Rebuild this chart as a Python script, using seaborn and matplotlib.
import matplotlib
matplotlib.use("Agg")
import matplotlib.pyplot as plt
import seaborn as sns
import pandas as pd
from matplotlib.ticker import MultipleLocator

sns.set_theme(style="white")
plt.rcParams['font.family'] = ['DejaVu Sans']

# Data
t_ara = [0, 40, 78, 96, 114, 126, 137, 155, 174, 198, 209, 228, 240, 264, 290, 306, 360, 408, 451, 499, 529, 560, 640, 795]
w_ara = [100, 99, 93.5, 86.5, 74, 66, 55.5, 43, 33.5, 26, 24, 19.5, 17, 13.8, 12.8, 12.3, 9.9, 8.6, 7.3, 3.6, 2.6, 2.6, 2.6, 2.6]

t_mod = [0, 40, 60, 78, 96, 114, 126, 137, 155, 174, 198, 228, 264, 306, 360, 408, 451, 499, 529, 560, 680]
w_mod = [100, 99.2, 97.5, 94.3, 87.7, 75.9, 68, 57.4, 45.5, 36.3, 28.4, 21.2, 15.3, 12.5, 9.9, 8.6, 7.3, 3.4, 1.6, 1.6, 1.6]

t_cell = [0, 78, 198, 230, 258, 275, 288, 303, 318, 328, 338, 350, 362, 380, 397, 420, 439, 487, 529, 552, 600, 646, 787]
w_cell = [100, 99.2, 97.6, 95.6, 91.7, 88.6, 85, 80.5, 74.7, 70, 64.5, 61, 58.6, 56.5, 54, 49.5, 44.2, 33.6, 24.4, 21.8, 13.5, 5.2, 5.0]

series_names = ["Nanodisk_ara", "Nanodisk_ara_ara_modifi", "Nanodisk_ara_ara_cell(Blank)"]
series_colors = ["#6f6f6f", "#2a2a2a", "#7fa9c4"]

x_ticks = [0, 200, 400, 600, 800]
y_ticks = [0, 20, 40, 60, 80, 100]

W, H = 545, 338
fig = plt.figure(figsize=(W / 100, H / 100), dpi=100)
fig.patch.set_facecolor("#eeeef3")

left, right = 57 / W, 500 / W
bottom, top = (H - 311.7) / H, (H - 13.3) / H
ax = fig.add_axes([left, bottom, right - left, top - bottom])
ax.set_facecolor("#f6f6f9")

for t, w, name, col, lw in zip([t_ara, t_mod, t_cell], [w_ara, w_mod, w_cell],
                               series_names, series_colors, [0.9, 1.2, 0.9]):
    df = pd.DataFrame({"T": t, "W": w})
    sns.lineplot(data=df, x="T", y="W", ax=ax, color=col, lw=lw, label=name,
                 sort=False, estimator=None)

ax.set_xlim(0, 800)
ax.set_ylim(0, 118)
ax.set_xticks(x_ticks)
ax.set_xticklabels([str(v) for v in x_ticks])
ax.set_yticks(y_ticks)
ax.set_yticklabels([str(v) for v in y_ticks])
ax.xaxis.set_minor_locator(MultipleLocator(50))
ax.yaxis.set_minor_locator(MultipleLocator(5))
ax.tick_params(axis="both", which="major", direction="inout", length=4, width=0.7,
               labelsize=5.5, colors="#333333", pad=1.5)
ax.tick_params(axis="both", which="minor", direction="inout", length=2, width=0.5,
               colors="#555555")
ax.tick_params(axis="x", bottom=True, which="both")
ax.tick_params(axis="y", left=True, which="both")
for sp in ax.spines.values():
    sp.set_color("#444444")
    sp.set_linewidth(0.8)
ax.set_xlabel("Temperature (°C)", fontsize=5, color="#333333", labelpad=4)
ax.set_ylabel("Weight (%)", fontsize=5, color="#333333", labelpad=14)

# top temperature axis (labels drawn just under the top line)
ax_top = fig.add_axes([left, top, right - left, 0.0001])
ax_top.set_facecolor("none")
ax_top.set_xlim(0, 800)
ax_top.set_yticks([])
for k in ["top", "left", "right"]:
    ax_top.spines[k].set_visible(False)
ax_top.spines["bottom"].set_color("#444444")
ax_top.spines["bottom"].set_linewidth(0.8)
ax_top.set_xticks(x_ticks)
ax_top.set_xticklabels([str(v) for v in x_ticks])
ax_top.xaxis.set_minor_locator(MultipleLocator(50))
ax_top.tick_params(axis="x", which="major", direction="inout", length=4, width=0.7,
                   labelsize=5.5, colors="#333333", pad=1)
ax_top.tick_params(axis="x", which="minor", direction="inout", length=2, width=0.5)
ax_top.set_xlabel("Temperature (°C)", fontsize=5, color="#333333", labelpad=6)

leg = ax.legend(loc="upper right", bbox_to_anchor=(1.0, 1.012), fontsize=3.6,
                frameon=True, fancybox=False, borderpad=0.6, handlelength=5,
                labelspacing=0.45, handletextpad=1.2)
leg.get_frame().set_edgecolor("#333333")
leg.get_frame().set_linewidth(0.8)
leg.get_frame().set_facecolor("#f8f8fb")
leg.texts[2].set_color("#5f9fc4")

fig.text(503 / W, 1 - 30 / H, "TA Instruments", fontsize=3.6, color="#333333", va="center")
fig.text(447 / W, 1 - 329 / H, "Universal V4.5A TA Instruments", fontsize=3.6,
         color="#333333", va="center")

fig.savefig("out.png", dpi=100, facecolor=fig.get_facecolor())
◆ ◆ ◆ ◆
From the first line of the data above to the line holding "plt.rcParams['font.family'] = ['DejaVu Sans']", reproduce each line exactly; emit no other lines.

RESPONSE:
Rebuild this chart as a Python script, using seaborn and matplotlib.
import matplotlib
matplotlib.use("Agg")
import matplotlib.pyplot as plt
import seaborn as sns
import pandas as pd
from matplotlib.ticker import MultipleLocator

sns.set_theme(style="white")
plt.rcParams['font.family'] = ['DejaVu Sans']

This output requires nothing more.